* **EXERCISE DIRECTIONS**:
Starting at the first line of the listing below, repeat each line exactly until the line containing "const X_MAX = 1.1;", which you include. Leave out pictures.

* **INFORMATION SUPPLIED**:
————

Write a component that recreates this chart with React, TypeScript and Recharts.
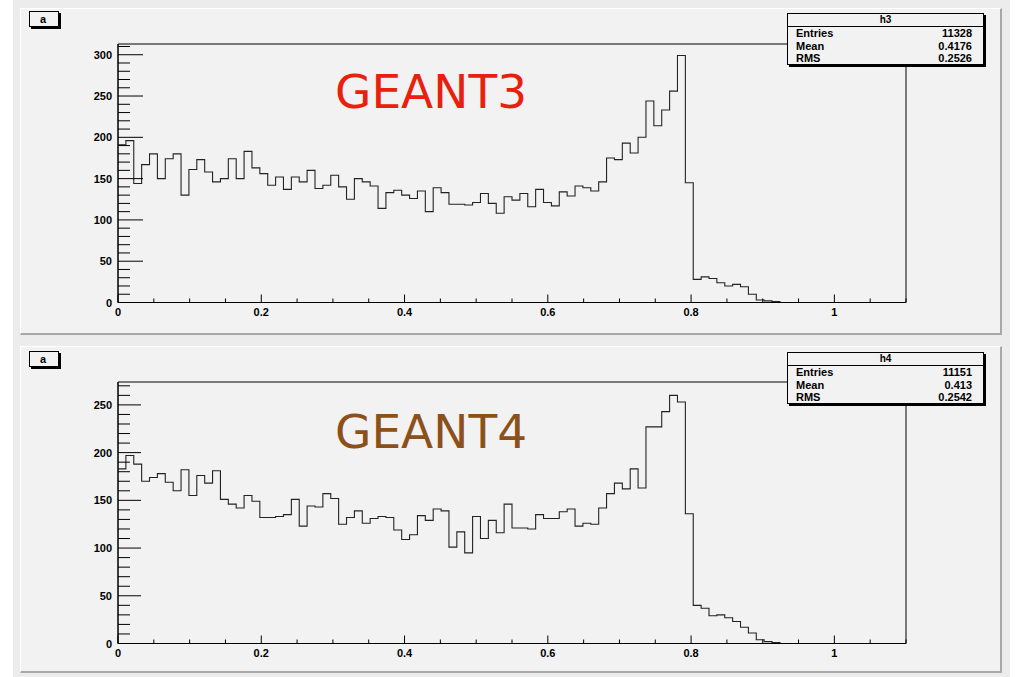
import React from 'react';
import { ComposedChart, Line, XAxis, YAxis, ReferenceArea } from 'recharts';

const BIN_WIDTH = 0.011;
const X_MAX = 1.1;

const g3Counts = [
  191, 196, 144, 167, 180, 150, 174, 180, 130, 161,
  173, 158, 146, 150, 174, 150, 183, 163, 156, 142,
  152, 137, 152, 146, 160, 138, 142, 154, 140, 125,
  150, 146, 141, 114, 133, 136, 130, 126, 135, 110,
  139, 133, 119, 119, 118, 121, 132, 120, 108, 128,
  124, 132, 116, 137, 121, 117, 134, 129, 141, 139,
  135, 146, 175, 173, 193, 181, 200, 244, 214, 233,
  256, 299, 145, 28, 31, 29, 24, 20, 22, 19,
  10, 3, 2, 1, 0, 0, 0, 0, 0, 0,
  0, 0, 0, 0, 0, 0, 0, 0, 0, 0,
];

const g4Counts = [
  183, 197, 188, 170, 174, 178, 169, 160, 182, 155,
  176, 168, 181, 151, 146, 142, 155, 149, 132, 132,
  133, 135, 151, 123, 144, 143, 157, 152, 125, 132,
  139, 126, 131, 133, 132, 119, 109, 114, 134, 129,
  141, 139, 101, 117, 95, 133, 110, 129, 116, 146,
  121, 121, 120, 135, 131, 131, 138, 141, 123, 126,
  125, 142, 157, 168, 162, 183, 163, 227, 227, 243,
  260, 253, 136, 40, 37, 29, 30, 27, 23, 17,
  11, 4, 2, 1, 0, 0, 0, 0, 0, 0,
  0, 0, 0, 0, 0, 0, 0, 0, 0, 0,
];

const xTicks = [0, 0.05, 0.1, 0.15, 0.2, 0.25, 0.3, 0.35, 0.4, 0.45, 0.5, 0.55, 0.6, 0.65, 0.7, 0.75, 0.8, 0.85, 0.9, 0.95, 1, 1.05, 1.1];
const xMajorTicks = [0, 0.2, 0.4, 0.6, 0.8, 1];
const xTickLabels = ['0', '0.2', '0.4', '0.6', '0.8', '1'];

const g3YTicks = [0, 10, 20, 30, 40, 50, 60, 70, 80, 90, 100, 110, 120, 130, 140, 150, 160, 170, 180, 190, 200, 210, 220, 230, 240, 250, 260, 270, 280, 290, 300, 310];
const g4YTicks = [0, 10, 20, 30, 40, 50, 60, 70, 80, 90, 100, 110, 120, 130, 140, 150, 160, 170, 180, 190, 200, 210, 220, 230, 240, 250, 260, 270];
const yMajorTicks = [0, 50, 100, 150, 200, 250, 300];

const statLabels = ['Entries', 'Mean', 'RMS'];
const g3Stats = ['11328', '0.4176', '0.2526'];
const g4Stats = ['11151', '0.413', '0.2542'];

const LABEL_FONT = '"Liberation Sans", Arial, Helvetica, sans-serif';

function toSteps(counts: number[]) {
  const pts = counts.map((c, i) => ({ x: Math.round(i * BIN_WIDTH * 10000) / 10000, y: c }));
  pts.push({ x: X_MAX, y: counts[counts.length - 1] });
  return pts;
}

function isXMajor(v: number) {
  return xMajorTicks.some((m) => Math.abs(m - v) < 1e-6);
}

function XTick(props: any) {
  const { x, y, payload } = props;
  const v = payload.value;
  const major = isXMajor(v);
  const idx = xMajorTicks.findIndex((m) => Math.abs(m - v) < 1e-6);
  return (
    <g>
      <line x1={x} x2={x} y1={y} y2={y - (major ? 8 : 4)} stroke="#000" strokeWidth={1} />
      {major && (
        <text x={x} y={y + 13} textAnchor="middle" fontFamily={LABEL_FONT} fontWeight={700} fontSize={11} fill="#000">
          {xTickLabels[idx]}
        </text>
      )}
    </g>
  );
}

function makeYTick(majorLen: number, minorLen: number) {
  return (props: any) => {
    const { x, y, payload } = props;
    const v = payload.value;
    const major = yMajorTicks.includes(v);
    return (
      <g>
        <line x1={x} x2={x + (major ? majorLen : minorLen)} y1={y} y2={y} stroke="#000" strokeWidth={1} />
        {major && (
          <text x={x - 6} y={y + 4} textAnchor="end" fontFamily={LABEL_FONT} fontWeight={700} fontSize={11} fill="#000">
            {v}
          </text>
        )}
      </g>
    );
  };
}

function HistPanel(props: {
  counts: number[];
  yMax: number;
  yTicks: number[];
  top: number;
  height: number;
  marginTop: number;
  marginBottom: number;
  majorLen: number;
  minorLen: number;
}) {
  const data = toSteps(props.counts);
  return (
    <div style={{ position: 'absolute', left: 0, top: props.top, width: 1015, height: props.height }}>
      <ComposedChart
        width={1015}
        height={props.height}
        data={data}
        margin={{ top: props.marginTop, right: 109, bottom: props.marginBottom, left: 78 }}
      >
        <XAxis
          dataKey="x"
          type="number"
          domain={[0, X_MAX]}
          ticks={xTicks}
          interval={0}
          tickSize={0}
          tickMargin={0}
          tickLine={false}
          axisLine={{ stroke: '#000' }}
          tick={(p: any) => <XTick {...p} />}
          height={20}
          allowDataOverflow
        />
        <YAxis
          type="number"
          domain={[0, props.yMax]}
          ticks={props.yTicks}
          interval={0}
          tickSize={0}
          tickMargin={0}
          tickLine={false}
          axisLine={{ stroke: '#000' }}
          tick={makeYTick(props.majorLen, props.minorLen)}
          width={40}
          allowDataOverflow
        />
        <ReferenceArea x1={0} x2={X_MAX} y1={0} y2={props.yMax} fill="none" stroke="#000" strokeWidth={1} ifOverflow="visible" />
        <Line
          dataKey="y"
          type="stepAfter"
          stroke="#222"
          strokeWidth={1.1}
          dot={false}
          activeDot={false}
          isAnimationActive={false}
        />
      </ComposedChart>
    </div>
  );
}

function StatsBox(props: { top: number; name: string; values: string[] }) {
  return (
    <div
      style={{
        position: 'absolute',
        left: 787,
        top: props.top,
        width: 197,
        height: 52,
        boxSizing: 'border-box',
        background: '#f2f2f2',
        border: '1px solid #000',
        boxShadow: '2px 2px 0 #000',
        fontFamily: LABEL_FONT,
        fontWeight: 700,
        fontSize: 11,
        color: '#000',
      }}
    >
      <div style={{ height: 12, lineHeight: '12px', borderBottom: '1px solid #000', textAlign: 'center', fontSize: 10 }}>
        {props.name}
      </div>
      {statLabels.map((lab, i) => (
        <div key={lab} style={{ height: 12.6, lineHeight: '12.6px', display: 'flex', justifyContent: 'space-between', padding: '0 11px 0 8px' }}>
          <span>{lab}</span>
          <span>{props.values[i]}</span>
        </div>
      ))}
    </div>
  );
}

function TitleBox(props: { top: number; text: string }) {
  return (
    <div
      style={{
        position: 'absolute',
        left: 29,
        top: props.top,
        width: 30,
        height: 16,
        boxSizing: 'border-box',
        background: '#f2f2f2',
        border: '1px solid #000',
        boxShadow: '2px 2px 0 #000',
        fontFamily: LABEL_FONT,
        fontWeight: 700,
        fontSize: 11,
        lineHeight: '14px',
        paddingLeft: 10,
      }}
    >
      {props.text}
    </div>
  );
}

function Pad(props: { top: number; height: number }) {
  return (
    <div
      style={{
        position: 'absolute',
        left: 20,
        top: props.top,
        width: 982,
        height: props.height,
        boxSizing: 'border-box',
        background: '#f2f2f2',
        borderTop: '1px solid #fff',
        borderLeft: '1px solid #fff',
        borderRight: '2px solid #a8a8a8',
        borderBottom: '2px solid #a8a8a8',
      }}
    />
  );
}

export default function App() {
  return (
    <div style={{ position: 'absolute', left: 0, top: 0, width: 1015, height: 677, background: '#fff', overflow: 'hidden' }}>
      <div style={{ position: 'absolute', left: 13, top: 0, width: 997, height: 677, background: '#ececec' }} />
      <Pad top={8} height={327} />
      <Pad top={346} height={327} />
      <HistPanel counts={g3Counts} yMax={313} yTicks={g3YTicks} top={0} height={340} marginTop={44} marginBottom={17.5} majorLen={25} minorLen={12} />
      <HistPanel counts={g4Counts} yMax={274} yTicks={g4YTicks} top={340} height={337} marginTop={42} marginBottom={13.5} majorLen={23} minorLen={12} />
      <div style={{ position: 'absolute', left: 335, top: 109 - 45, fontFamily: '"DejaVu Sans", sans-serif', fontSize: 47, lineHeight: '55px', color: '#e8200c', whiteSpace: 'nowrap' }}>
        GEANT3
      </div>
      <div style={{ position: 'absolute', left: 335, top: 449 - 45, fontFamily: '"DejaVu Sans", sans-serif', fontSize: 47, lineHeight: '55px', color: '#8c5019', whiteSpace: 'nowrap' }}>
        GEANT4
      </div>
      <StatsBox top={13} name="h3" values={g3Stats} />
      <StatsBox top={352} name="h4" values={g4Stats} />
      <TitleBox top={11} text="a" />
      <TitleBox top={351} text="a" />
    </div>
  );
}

————

* **RESPONSE**:
Write a component that recreates this chart with React, TypeScript and Recharts.
import React from 'react';
import { ComposedChart, Line, XAxis, YAxis, ReferenceArea } from 'recharts';

const BIN_WIDTH = 0.011;
const X_MAX = 1.1;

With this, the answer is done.